Many Americans are familiar with the classic painting of the Thanksgiving table by Norman Rockwell, which shows a plump turkey, roasted to a golden crisp.

Though not shown in the painting, images of moist stuffing, deep red cranberry sauce, creamy mashed potatoes, and juicy smoked ham also come to mind when we think about the approaching Thanksgiving holiday.

However, according to, the Pilgrims who celebrated the first Thanksgiving with the Wampanoag tribe would have actually had corn, lobster, fowl, and deer on their dinner table. Although widely celebrated, the American Thanksgiving wasn’t made into a national holiday till President Abraham Lincoln made it one during the Civil War years.


“Opening our house to people who are far from home is what I’ve always associated Thanksgiving with…”

Senior Keiko Sanders


Over the years, the American Thanksgiving table has evolved significantly, going in different directions depending on cultural differences. Eighth grade American History teacher Derek Coryell grew up in south Virginia where he tended to eat traditional “mainland” Thanksgiving fare: turkey, sweet potatoes, mashed potatoes, pumpkin or pecan pie, cranberry sauce, stuffing, and “whatever salad or other green vegetables is fresh and available.”

Junior Joel Lau, whose parents are Chinese, however, doesn’t have a stereotypical Thanksgiving feast. “My family doesn’t normally have a turkey,” said Lau. “[because] we typically have char siu, roast duck, other Chinese meats, Chinese style soup and other mainly Cantonese foods.” He added, “But [we] also eat American stuff like bread, pumpkin pie, ham, steak, and always sparkling apple cider.”

Just as the food served on Thanksgiving varies from culture to culture, students and faculty, hailing from various cultures, differ in their view on the meaning of Thanksgiving.
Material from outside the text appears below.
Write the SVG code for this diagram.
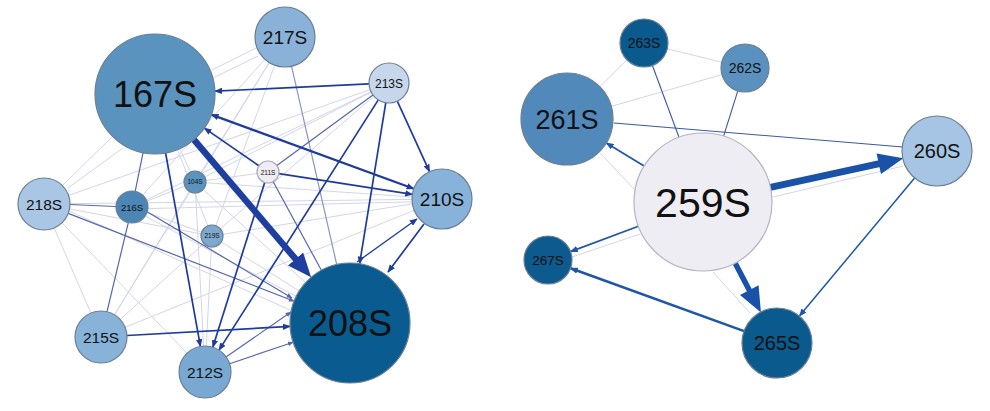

Journalism teacher Eunice Sim, who grew up in Singapore, was introduced to Thanksgiving after coming to the United States. “Thanksgiving only became a tradition for me as an adult..[but it has] become one of my favorite holidays because it’s about taking time to enjoy your family (or friends that have become like family) and be thankful for them.”

Junior Sihan Ma, who moved to the U.S. with her family from China during her sophomore year, said, “My family doesn’t really celebrate Thanksgiving… [but] even though we don’t celebrate it, I still think it’s a nice holiday because we get to stay with our family and enjoy the fun moments that we have.”

Lau also elaborated on his view of Thanksgiving, saying, “It is a time where friends and family can gather and reflect on the many blessings that God had given us. Also, it’s a time for good food.” For Coryell, Thanksgiving brings with it memories of home. “Thanksgiving for me is deeply connected to Virginia, where I grew up,” he said. “It was the time of year when fall was ending, the trees were bare and the cold was setting in for winter.”

As for senior Keiko Sanders, who moved from Texas to Hawaii in her junior year, Thanksgiving in Texas was about hospitality. “The people we had over were usually aunts and uncles, church members, family friends, and random people from Hawaii that we would meet along the way,” she said. “I was surprised by how many people from Hawaii we came across in Texas who were without family to spend with during the holidays. Opening our house to people who are far from home is what I’ve always associated Thanksgiving with and I hope I continue to carry on that same spirit of hospitality in the future.”

When comparing the Thanksgiving the Pilgrims experienced with our modern day Thanksgiving, there is plenty to be thankful for. After landing at Plymouth, Massachusetts, the Pilgrims endured a hard first year in the New World. Their crops didn’t grow, and they buckled down for a harsh winter where many died. However, the Pilgrims were helped by the English-speaking Indian, Squanto, in the spring who taught them how to farm and hunt. The Settlers invited Wampanoag to have a celebratory harvest feast, which eventually became remembered as the Thanksgiving feast. Today, even though Thanksgiving is celebrated with big parades, football games, and even turkey eating contests, Americans will always sit down at a table in harmony, remembering to be thankful for the things we have.